Originally Posted By: ZeeOSix
Originally Posted By: Wilhelm_D
Originally Posted By: dnewton3
Honestly, I think Puro is beginning to show some trending for failures here.
Purolator makes and sells millions of oil filters under a variety of names.
A half dozen or so non-random samples on BITOG can't demonstrate a trend in that large a universe.
It does seem to illustrate the lemming effect in special interest discussion groups. It sort of reminds me of the vilification of Mobil some years ago based on one sample of one weight of one model of their Mobil 1 motor oil.
I recommend chill pills all around.
Basically, what you are saying is that you think of a very small percentage of bad Purolator filters in the world, it just so happens that most of them have been bought and used by BITOG members who just happen to cut them open. And the rest of the world who bought Purolator filters got all the good ones. Do you know the odds of that?
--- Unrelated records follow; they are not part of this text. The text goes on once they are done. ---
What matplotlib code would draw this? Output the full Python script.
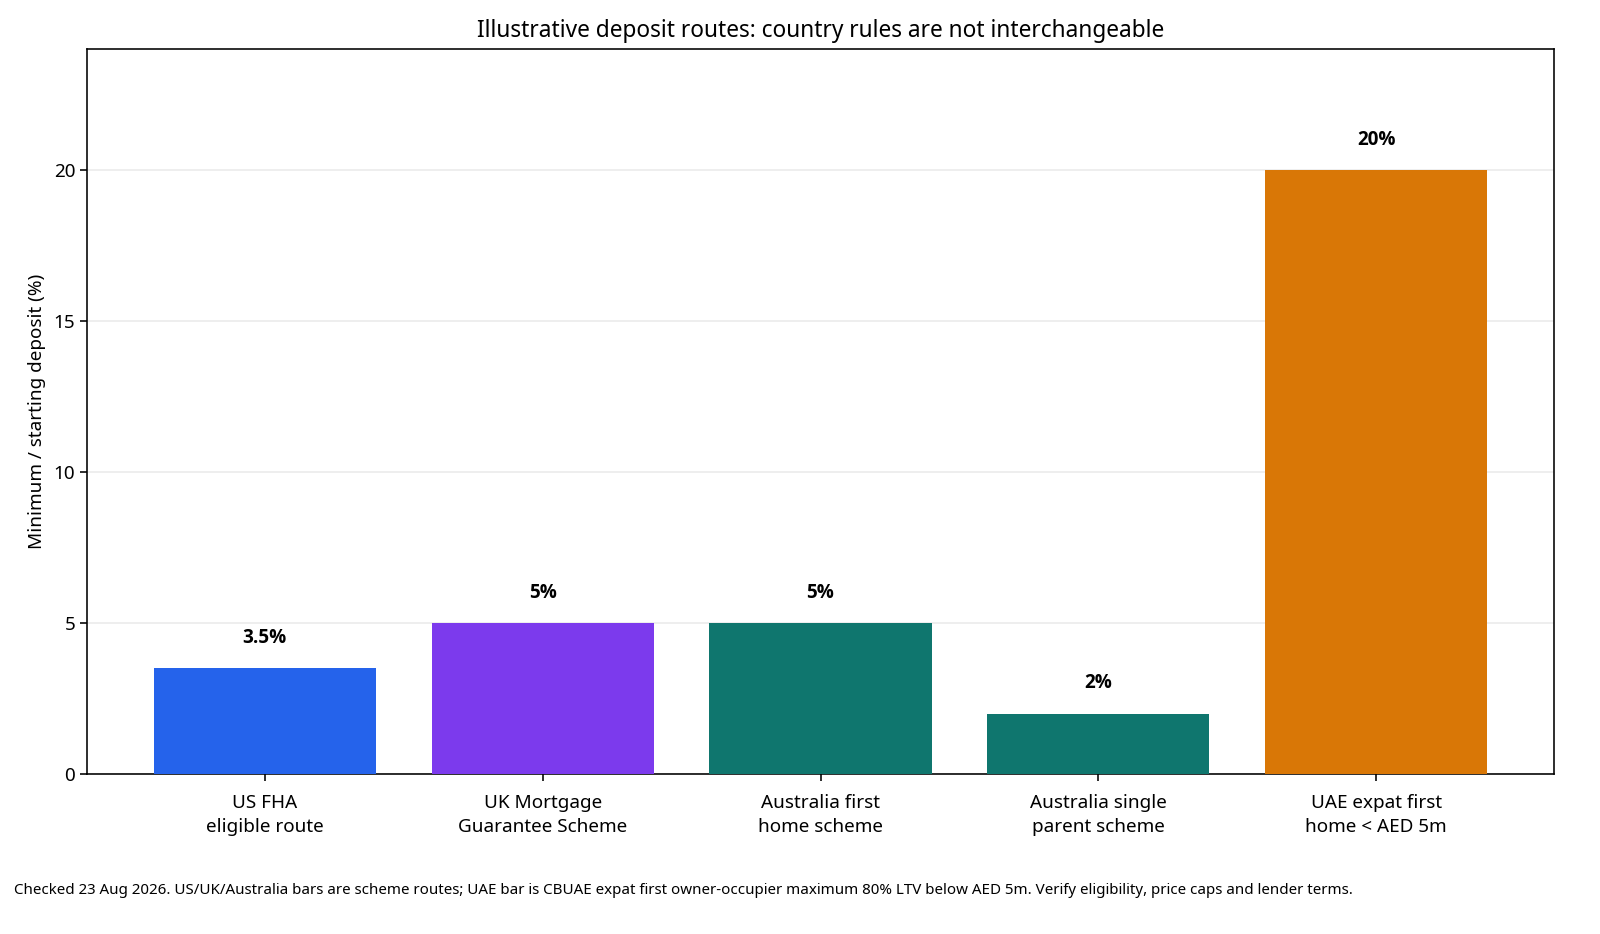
import matplotlib
matplotlib.use("Agg")
import matplotlib.pyplot as plt
from matplotlib import font_manager

categories = ["US FHA\neligible route", "UK Mortgage\nGuarantee Scheme",
              "Australia first\nhome scheme", "Australia single\nparent scheme",
              "UAE expat first\nhome < AED 5m"]
values = [3.5, 5, 5, 2, 20]
value_labels = ["3.5%", "5%", "5%", "2%", "20%"]
colors = ["#2563eb", "#7c3aed", "#0f766e", "#0f766e", "#d97706"]
yticks = [0, 5, 10, 15, 20]

title = "Illustrative deposit routes: country rules are not interchangeable"
ylabel = "Minimum / starting deposit (%)"
footnote = ("Checked 23 Aug 2026. US/UK/Australia bars are scheme routes; UAE bar is CBUAE expat first "
            "owner-occupier maximum 80% LTV below AED 5m. Verify eligibility, price caps and lender terms.")

plt.rcParams['font.family'] = ['Noto Sans', 'DejaVu Sans']
S = 1.36

bold_family = ['Noto Sans', 'DejaVu Sans']
names_bold = {f.name for f in font_manager.fontManager.ttflist if f.weight in (600, 700, 'bold', 'semibold')}
for cand in ['Noto Sans', 'Open Sans', 'DejaVu Sans']:
    if cand in names_bold:
        bold_family = [cand, 'DejaVu Sans']
        break

fig = plt.figure(figsize=(16, 9.34), dpi=100)
ax = fig.add_axes([87/1600, 1-774/934, (1554-87)/1600, (774-49)/934])

x = list(range(len(categories)))
ax.bar(x, values, width=0.8, color=colors, zorder=3)
for xi, v, lab in zip(x, values, value_labels):
    ax.text(xi, v + 1, lab, ha='center', va='center', fontsize=10*S,
            fontweight='bold', family=bold_family, zorder=4)

ax.set_ylim(0, 24)
ax.set_yticks(yticks)
ax.set_xticks(x)
ax.set_xticklabels(categories, fontsize=10*S, linespacing=1.42)
ax.tick_params(axis='y', labelsize=10*S, length=3.5*1.44, width=0.8*1.44)
ax.tick_params(axis='x', length=3.5*1.44, width=0.8*1.44, pad=6.5*1.44)
ax.yaxis.grid(True, color='#ebebeb', linewidth=0.8*1.44, zorder=0)
ax.set_axisbelow(True)
for sp in ax.spines.values():
    sp.set_linewidth(0.8*1.44)

ax.set_title(title, fontsize=12*S, pad=6*1.44)
ax.set_ylabel(ylabel, fontsize=10*S, labelpad=4*1.44)
fig.text(14/1600, 1-891/934, footnote, fontsize=8*S, ha='left', va='center')

fig.savefig("out.png", dpi=100)
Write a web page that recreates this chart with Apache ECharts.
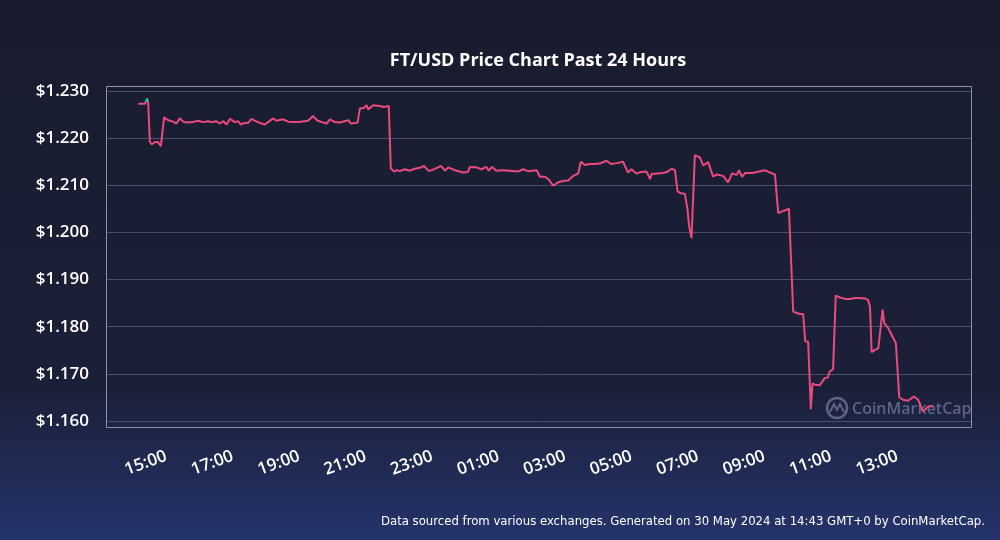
<!DOCTYPE html>
<html>
<head>
<meta charset="utf-8">
<script src="https://cdn.jsdelivr.net/npm/echarts@6/dist/echarts.min.js"></script>
<style>
  html, body { margin: 0; padding: 0; background: #191c2e; }
  #chart { width: 1000px; height: 540px; }
</style>
</head>
<body>
<div id="chart"></div>
<script>
// hours since 29 May 2024 00:00 (GMT+0)
const hours = [
  14.77, 14.97, 15.04, 15.07, 15.12, 15.18, 15.29, 15.36, 15.45, 15.55,
  15.67, 15.82, 15.92, 16.02, 16.14, 16.27, 16.41, 16.57, 16.72, 16.87,
  16.98, 17.11, 17.23, 17.33, 17.43, 17.53, 17.68, 17.77, 17.86, 17.95,
  18.07, 18.18, 18.30, 18.48, 18.58, 18.64, 18.83, 18.93, 19.13, 19.28,
  19.48, 19.66, 19.88, 20.03, 20.17, 20.30, 20.44, 20.54, 20.69, 20.84,
  21.09, 21.17, 21.29, 21.37, 21.44, 21.56, 21.64, 21.69, 21.84, 22.04,
  22.16, 22.21, 22.31, 22.37, 22.47, 22.55, 22.64, 22.79, 22.94, 23.09,
  23.25, 23.37, 23.50, 23.61, 23.76, 23.88, 24.00, 24.10, 24.30, 24.55,
  24.69, 24.75, 24.95, 25.10, 25.25, 25.32, 25.42, 25.55, 25.74, 25.95,
  26.20, 26.35, 26.50, 26.76, 26.86, 27.01, 27.11, 27.26, 27.39, 27.55,
  27.71, 27.86, 28.01, 28.09, 28.21, 28.36, 28.51, 28.66, 28.86, 29.01,
  29.17, 29.36, 29.51, 29.61, 29.76, 29.89, 30.07, 30.17, 30.22, 30.38,
  30.56, 30.68, 30.82, 30.92, 31.00, 31.10, 31.22, 31.30, 31.35, 31.42,
  31.52, 31.67, 31.77, 31.92, 32.07, 32.17, 32.37, 32.52, 32.64, 32.78,
  32.85, 32.94, 33.03, 33.24, 33.38, 33.63, 33.78, 33.93, 34.03, 34.13,
  34.28, 34.35, 34.48, 34.59, 34.68, 34.74, 34.78, 34.84, 34.93, 35.01,
  35.06, 35.13, 35.28, 35.43, 35.52, 35.58, 35.68, 35.76, 35.89, 36.04,
  36.19, 36.34, 36.49, 36.64, 36.73, 36.79, 36.84, 36.94, 37.04, 37.17,
  37.22, 37.33, 37.49, 37.57, 37.67, 37.78, 37.94, 38.11, 38.24, 38.39,
  38.54, 38.64, 38.69
];

const prices = [
  1.2273, 1.2273, 1.2284, 1.2274, 1.2192, 1.2187, 1.2192, 1.2192, 1.2183, 1.2244,
  1.2238, 1.2235, 1.2231, 1.2242, 1.2234, 1.2233, 1.2234, 1.2237, 1.2234, 1.2236,
  1.2234, 1.2236, 1.2231, 1.2236, 1.2229, 1.2241, 1.2234, 1.2236, 1.2229, 1.2232,
  1.2232, 1.2241, 1.2236, 1.2231, 1.2229, 1.2230, 1.2242, 1.2237, 1.2240, 1.2235,
  1.2234, 1.2235, 1.2237, 1.2247, 1.2237, 1.2234, 1.2231, 1.2240, 1.2234, 1.2233,
  1.2238, 1.2231, 1.2232, 1.2233, 1.2263, 1.2264, 1.2270, 1.2261, 1.2270, 1.2268,
  1.2266, 1.2263, 1.2268, 1.2136, 1.2129, 1.2132, 1.2130, 1.2134, 1.2131, 1.2135,
  1.2137, 1.2141, 1.2131, 1.2132, 1.2137, 1.2141, 1.2131, 1.2138, 1.2132, 1.2127,
  1.2128, 1.2139, 1.2138, 1.2134, 1.2139, 1.2131, 1.2139, 1.2131, 1.2132, 1.2131,
  1.2129, 1.2134, 1.2130, 1.2132, 1.2118, 1.2118, 1.2113, 1.2099, 1.2106, 1.2109,
  1.2110, 1.2120, 1.2125, 1.2150, 1.2143, 1.2145, 1.2145, 1.2146, 1.2152, 1.2145,
  1.2147, 1.2150, 1.2127, 1.2134, 1.2125, 1.2128, 1.2129, 1.2113, 1.2124, 1.2125,
  1.2126, 1.2128, 1.2135, 1.2132, 1.2087, 1.2083, 1.2082, 1.2048, 1.2012, 1.1988,
  1.2164, 1.2159, 1.2142, 1.2149, 1.2118, 1.2123, 1.2120, 1.2106, 1.2125, 1.2122,
  1.2132, 1.2118, 1.2126, 1.2126, 1.2128, 1.2132, 1.2127, 1.2123, 1.2041, 1.2044,
  1.2048, 1.2051, 1.1832, 1.1829, 1.1827, 1.1829, 1.1827, 1.1769, 1.1768, 1.1625,
  1.1680, 1.1677, 1.1676, 1.1691, 1.1692, 1.1705, 1.1710, 1.1866, 1.1862, 1.1859,
  1.1859, 1.1861, 1.1861, 1.1860, 1.1857, 1.1843, 1.1746, 1.1751, 1.1754, 1.1836,
  1.1807, 1.1798, 1.1776, 1.1765, 1.1651, 1.1645, 1.1643, 1.1652, 1.1645, 1.1620,
  1.1631, 1.1632, 1.1631
];

const hourTicks = [15, 17, 19, 21, 23, 25, 27, 29, 31, 33, 35, 37];
// above this the line turns green
const baseline = 1.2276;

const chart = echarts.init(document.getElementById('chart'));

const fontFamily = '"Open Sans", Lato, sans-serif';

const option = {
  backgroundColor: {
    type: 'linear', x: 0, y: 0, x2: 0, y2: 1,
    colorStops: [
      { offset: 0, color: '#191c2e' },
      { offset: 0.72, color: '#1b2039' },
      { offset: 1, color: '#24336b' }
    ]
  },
  animation: false,
  grid: { left: 106, right: 29, top: 91, bottom: 119 },
  xAxis: {
    type: 'value',
    min: 13.8,
    max: 39.83,
    axisLine: { show: false },
    axisTick: { show: false },
    splitLine: { show: false },
    axisLabel: {
      customValues: hourTicks,
      rotate: 20,
      align: 'center',
      verticalAlign: 'middle',
      margin: 42,
      color: '#ffffff',
      fontSize: 17,
      fontWeight: 600,
      fontFamily: fontFamily,
      formatter: function (value) {
        const h = Math.round(value) % 24;
        return (h < 10 ? '0' : '') + h + ':00';
      }
    }
  },
  yAxis: {
    type: 'value',
    min: 1.16,
    max: 1.23,
    interval: 0.01,
    axisLine: { show: false },
    axisTick: { show: false },
    splitLine: { lineStyle: { color: '#4a4f68', width: 1 } },
    axisLabel: {
      margin: 17,
      color: '#ffffff',
      fontSize: 17,
      fontWeight: 600,
      fontFamily: fontFamily,
      formatter: function (value) {
        return '$' + value.toFixed(3);
      }
    }
  },
  visualMap: {
    show: false,
    type: 'piecewise',
    dimension: 1,
    seriesIndex: 0,
    pieces: [
      { gt: baseline, lte: 1.3, color: '#2fb59a' },
      { gte: 1.1, lte: baseline, color: '#ea4a7b' }
    ]
  },
  series: [
    {
      type: 'line',
      data: hours.map((h, i) => [h, prices[i]]),
      showSymbol: false,
      lineStyle: { width: 2 },
      z: 5
    }
  ],
  graphic: [
    {
      type: 'rect',
      shape: { x: 106.5, y: 86.5, width: 865, height: 341 },
      style: { fill: 'none', stroke: '#8d91a3', lineWidth: 1 },
      silent: true,
      z: 1
    },
    {
      type: 'text',
      x: 538,
      y: 61,
      style: {
        text: 'FT/USD Price Chart Past 24 Hours',
        fill: '#ffffff',
        font: 'bold 18px ' + fontFamily,
        textAlign: 'center',
        textVerticalAlign: 'middle'
      }
    },
    {
      type: 'circle',
      shape: { cx: 837, cy: 408, r: 10 },
      style: { fill: 'none', stroke: '#5d6380', lineWidth: 2.5 },
      z: 2
    },
    {
      type: 'polyline',
      shape: { points: [[830, 412], [834, 404], [837, 410], [840, 404], [844, 412]] },
      style: { fill: 'none', stroke: '#5d6380', lineWidth: 2 },
      z: 2
    },
    {
      type: 'text',
      x: 852,
      y: 409,
      style: {
        text: 'CoinMarketCap',
        fill: '#5d6380',
        font: '600 16px ' + fontFamily,
        textVerticalAlign: 'middle'
      },
      z: 2
    },
    {
      type: 'text',
      right: 15,
      bottom: 12,
      style: {
        text: 'Data sourced from various exchanges. Generated on 30 May 2024 at 14:43 GMT+0 by CoinMarketCap.',
        fill: '#ffffff',
        font: '13px "DejaVu Sans Condensed", "Liberation Sans Narrow", sans-serif'
      }
    }
  ]
};

chart.setOption(option);
</script>
</body>
</html>
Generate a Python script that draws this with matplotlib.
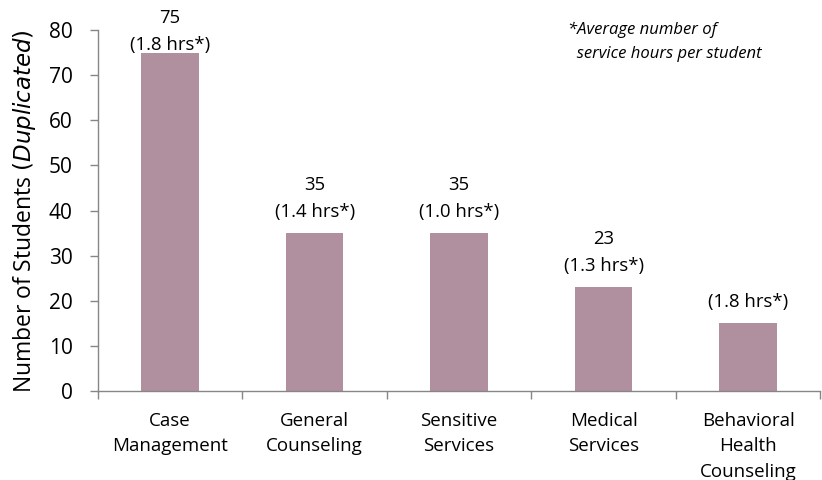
import numpy as np
import matplotlib.pyplot as plt
import matplotlib as mpl

mpl.rcParams['font.family'] = ['Open Sans', 'DejaVu Sans']

categories = ['Case\nManagement', 'General\nCounseling', 'Sensitive\nServices',
              'Medical\nServices', 'Behavioral\nHealth\nCounseling']
students = [75, 35, 35, 23, 15]
hours = [1.8, 1.4, 1.0, 1.3, 1.8]
show_count = [True, True, True, True, False]  # 最后一个柱子只显示小时数

bar_color = '#B0909E'
axis_color = '#868686'

fig = plt.figure(figsize=(8.22, 4.8), dpi=100)
ax = fig.add_axes([0.119, 0.185, 0.879, 0.7525])

x = np.arange(len(categories))
ax.bar(x, students, width=0.4, color=bar_color, zorder=2)

# 标签位置(数据单位)，超出顶部时整体下移
top_limit = 82.7
for xi, v, h, sc in zip(x, students, hours, show_count):
    y2 = v + 4.7
    y1 = v + 10.7
    shift = max(0, y1 - top_limit)
    ax.text(xi, y2 - shift, '(%.1f hrs*)' % h, ha='center', va='center',
            fontsize=13.3, clip_on=False)
    if sc:
        ax.text(xi, y1 - shift, str(v), ha='center', va='center',
                fontsize=13.3, clip_on=False)

ax.set_xlim(-0.5, len(categories) - 0.5)
ax.set_ylim(0, 80)
ax.set_yticks(range(0, 81, 10))
ax.tick_params(axis='y', labelsize=15, colors=axis_color, labelcolor='black',
               direction='out', length=6, width=1, pad=12)

# x轴刻度放在类别边界
ax.set_xticks(np.arange(-0.5, len(categories), 1.0))
ax.set_xticklabels([])
ax.set_xticks(x, minor=True)
ax.set_xticklabels(categories, minor=True, fontsize=13.5, linespacing=1.52, va='top')
ax.tick_params(axis='x', which='major', direction='out', length=6, width=1, colors=axis_color)
ax.tick_params(axis='x', which='minor', length=0, pad=15, labelcolor='black')

for s in ['top', 'right']:
    ax.spines[s].set_visible(False)
for s in ['left', 'bottom']:
    ax.spines[s].set_color(axis_color)
    ax.spines[s].set_linewidth(1)

ax.set_ylabel('Number of Students $\\it{(Duplicated)}$', fontsize=16.5)
ax.yaxis.set_label_coords(-0.083, 0.5)

fig.text(0.691, 0.913, '*Average number of\n  service hours per student', fontsize=12,
         style='italic', ha='left', va='center', linespacing=1.7)

fig.savefig('out.png', dpi=100)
No, that's not what he's saying. He's saying that our BITOG sample size is WAY too small to be statistically valid. The way probability theory works, when you take too small a sample (in this case, BITOGers who've opened filters) of a very, very large population (all the Purolator filters produced), you can get results that would on the surface imply that something sudden happened, when in fact the exact same number of filters may actually be failing as were failing 2 years ago.
And conversely- two years ago our small sample size may have been UNDER-reporting the actual number that were failing! It works both ways.
I still think its a possible warning sign of a problem, don't get me wrong. But the field of probability is very, very counter-intuitive. Our brains are wired to think selfishly, not probabilistically- we weight the things that affect us directly or that we can see and touch much more heavily than we should when we subconsciously "calculate" whether we think a trend is happening or not.